Why has there been so little research on this? Why do school reformers so rarely mention the perils of easy grading? The answer is obvious. This is a problem most of us have chosen to ignore. It would be too hard on relationships between students, teachers, parents and principals to take grading seriously.

Few scholars see the harm as clearly as Gershenson does.

“Low grading standards pose a grave threat to the performance and evaluation of U.S. public schools that ultimately jeopardizes the competency of high school and college graduates who are entering the workforce,” he said. “Assigning good grades for mediocre work signals to students that excellent work is beyond their reach. . . . When students who have not mastered the material receive passing marks anyway, they can become complacent and fail to reach their full potential. Lax grading is a pernicious practice that provides students and parents with a false sense of security and accomplishment.”

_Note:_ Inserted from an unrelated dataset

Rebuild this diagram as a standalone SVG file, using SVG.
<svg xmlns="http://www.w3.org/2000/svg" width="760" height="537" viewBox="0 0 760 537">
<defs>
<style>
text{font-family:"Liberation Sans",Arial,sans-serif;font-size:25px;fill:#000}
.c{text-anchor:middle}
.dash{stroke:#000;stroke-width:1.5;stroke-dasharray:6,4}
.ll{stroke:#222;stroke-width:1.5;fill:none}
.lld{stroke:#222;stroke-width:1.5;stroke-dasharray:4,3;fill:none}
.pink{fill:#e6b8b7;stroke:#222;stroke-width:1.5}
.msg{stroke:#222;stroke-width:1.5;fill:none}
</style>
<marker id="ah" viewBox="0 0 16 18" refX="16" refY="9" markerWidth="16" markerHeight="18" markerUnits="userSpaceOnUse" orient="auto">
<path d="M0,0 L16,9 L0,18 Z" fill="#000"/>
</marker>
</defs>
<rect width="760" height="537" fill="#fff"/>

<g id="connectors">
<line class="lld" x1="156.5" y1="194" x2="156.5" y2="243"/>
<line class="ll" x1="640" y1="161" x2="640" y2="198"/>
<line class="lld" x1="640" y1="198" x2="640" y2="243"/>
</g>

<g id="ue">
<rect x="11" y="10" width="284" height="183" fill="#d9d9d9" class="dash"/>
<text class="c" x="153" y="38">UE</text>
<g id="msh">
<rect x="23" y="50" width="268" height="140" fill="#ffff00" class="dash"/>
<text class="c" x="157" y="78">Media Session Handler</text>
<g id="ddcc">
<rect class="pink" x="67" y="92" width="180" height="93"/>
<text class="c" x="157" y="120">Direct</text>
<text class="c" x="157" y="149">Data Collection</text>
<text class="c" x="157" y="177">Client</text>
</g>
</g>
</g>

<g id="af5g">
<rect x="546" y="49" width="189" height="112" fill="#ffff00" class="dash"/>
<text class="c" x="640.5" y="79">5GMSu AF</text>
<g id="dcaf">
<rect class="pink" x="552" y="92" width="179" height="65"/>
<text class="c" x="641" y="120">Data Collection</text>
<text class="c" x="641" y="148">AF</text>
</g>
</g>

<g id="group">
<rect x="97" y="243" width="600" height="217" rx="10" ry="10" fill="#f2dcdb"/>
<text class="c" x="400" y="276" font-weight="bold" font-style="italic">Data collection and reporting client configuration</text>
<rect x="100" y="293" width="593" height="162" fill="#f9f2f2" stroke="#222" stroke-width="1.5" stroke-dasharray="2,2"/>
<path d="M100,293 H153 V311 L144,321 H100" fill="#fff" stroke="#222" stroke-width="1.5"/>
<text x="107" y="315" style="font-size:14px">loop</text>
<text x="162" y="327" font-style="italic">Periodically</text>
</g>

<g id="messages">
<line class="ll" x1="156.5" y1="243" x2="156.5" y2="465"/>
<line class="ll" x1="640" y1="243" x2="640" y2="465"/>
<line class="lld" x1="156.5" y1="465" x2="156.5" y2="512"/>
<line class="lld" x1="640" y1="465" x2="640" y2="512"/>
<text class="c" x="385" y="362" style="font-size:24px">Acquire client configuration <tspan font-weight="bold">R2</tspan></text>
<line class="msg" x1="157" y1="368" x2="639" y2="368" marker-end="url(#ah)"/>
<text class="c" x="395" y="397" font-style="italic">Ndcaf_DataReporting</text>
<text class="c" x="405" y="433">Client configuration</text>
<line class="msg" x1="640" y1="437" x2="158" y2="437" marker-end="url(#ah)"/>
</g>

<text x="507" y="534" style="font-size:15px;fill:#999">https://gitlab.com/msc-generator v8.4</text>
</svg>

If you’re a parent and want to shrug this off as the teacher’s fault, take a look at the last major study of this problem, David N. Figlio and Maurice E. Lucas’s “Do High Grading Standards Affect Student Performance?” That 2000 report on elementary school report cards in Florida asked parents to grade their children’s teachers. Two-thirds gave the teachers A’s, but 50 percent were more likely to assign a grade of B or below to a tough grader than a relatively easy one.

Gershenson’s 48-page report, published by the Thomas B. Fordham Institute education reform think tank, compared eighth- and ninth-grade student Algebra I grades from 2006 to 2016 with their scores on North Carolina’s required Algebra I end-of-course exam. Teachers whose B students demonstrated greater mastery of algebra on the state tests were classified as having higher grading standards than teachers who assigned B’s to students who learned less.

In North Carolina during that period, more than one-third of B students failed to score proficient on the state algebra exam. The report includes excerpts from interviews by Fordham Institute staffers asking teachers throughout the country why grading standards are often so weak.

“This is awful to say,” one teacher said. “It’s easier to pass the kid than to actually really give valid feedback.” Another teacher quoted emails from parents saying: “I demand to know why my kid got a B. My kid has an A in all the other classes except yours.”

Michael Grill, a veteran social studies teacher at Wakefield High School in Arlington County, Va., told me “grading is a hot-button issue right now” because of his district’s guidance on grading during the school shutdown. Arlington, like many school systems, said teachers’ final course grades should reflect achievement before the schools closed, with maybe some sweetening. Arlington said teachers may boost a student by a full letter grade if the student submits “artifacts of their learning that would demonstrate proficiency with concepts that they were unable to demonstrate earlier in the school year.”

Not mentioned in that guidance is this much-ignored truth: Teachers are almost always free to inflate grades if they want. Principals rarely assess teachers on their grading standards. Parents and students rarely complain if grades are higher than expected. Grill said some teachers think the rules for this year provide “true remediation opportunities for students” while others think they are a way to avoid student and parent ire.

Gershenson noted this issue extends beyond middle and high school. Other studies, he said, find college students study as much as 50 percent less if they expect the average class grade to be an A — not so unusual in some cases — rather than a C.

His study of grading standards would have been impossible without having a standardized state exam with which to compare teacher grades. He warns that if such standardized tests are eliminated or not required for college admission, the pressure to inflate grades will only increase.

State tests (most of which won’t be given in 2020) as well as the SAT and the ACT are annoying, to be sure. But this year of easy grading is a good time to consider what American education is likely to become with even fewer standards.